Just look at it this way:
The 9S08 CPU needs two clock times to generate a single instruction clock. (For comparison, the older HC08 and the HC11 needed four.) That's just how the chip hardware is designed. For example, when they tell you to use a maximum 50MHz crystal, this translates to maximum 25MHz execution of instructions.
From the reference:
ICSOUT — This clock source is used as the CPU clock and is divided by two to generate the
peripheral bus clock, BUSCLK
Did you account for that? The bus clock divider acts on the already divided-by-two ICSOUT.
Hello,
as far as I understand the System Clock Distribution Diagram (Figure 1-2 on page 22 of the MC9S08SG32 Data Sheet, Rev 6), the CPU is connected directly to the ICSOUT. All the other periphal parts are connected to the BUSCLK, which is ICSOUT / 2.
I use the internal clock and the FLL, according to the Figure 11-2 Internal Clock Source (ICS) Block Diagram (on page 172 of the datasheet), the ICSOUT is the output of the FLL in my setup, with a divider by 8 (BDIV = 11 Encoding 3).
So I assume a ICSOUT of 31,25 kHz * 1024 =32 MHz / 8 = 4 MHz and a BUSCLK of 2 MHz.
Are the output pins driven not by the cpu but by a another block, wich is connected to the BUSCLK?
I think you have a misunderstanding. CPU clock is divided by two (or more depending on BDIV) to get the bus clock.
All CPU instruction cycles refer to the bus clock. That should make it clearer.
Hello tonyp,
thank you for your answer.
I assumed, that the CPU clock is directly connected to the ICSOUT (as in the clock distribution diagram). If you are sure, that the cpu is connected to the busclock (which is ISCOUT / 2), then my calculation is correct and I have to add the /2.
Many thanks
Thomas
Hello,
thank you again for your response.
Sorry, I think I am a little bit confused. My problem in understanding is the following:
You say, that all instruction cycles are in relation to the bus clock, which is ICSOUT / 2.

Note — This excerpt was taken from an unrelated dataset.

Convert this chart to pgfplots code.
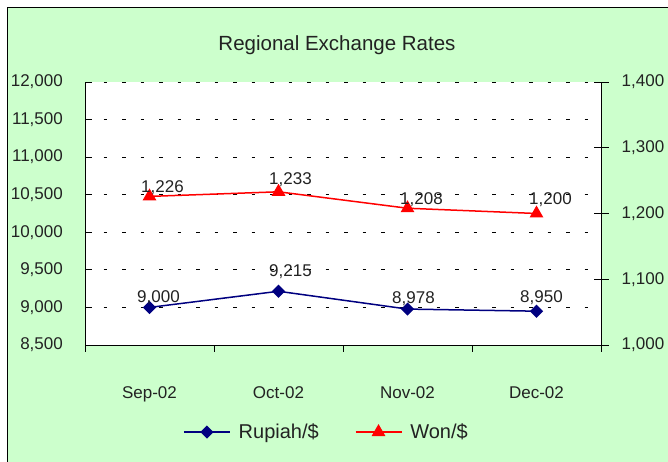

I verfied it by measure with the oszilloskope. And I see, you are right.
But in the datasheet, there is only 1 connection from the ICSOUT to the CPU.
What I want to know is, how I can estimate the duration of a certain function when I count the cycles in the simulator. Are this cycles ICSOUT cycles or ICSOUT / 2 cycles?
I had a look at the datasheet, again. At the instruction set summary, there is a column with execution cycles - described as "internal bus clock cycles".
So the CPU seems to run with the bus cylce, which is ISCOUT / 2.
Are there any commands of the CPU which run with "full speed" ICSOUT - clock and not the BUSCLK?
I am sorry for the silly questions, this is my first time using freescale.
I think the quoted text shows your confusion.
The CPU clock is not the clock at which instructions are executed. So, the CPU does run with the ICSOUT.
BUT, the execution of instructions is done not at the CPU clock but at the BUSCLK, which at its fastest is always half the CPU clock.
No, there are no instructions that run at ICSOUT/CPU clock. All instructions run at BUSCLK which is the maximum clock you can achieve (full speed, when BDIV is 0 - divide by 1).
So the CPU seems to run with the bus cylce, which is ISCOUT / 2.
ttom wrote:
Are there any commands of the CPU which run with "full speed" ICSOUT - clock and not the BUSCLK?
Hello tonyp,
thank you very much for your helping hand.
I see that the instructions are executed by the BUSCLK (this is what I have also find out by the oszilloskope).
You wrote, that the CPU runs with the ICSOUT (as shown in the datasheet). I don't understand at this point, what the cpu is doing with ICSOUT - clock, when all instructions are done with the BUSCLK. What is the CPU doing except executing instructions?
Sorry for this maybe silly question - but I try to understand the Freescales.(my first CISC microcontroller, I have worked with RISC up to now).
Thomas
Just look at it this way:
The 9S08 CPU needs two clock times to generate a single instruction clock. (For comparison, the older HC08 and the HC11 needed four.) That's just how the chip hardware is designed. For example, when they tell you to use a maximum 50MHz crystal, this translates to maximum 25MHz execution of instructions.
Hello tonyp,
many thanks for your explanation and opening my eyes :smileyhappy:
I see, that the CISC processors are quite slow for easy I/O instructions (e.g. setting a bit in a output).
with the freescale HCS08SG32 setting one output @ 32 MHz ICSOUT:
instruction BSET = 5 instruction cycles = 10 ICSOUT - cycles = 0,31 us
with eg. ATMEL AVR (RISC architecture) the set Bit operation for a I/O port lasts @ 8 MHz:
instruction SBI = 2 cycles = 0,25 us
I am very glad that you helped me.
Many thanks,
Thomas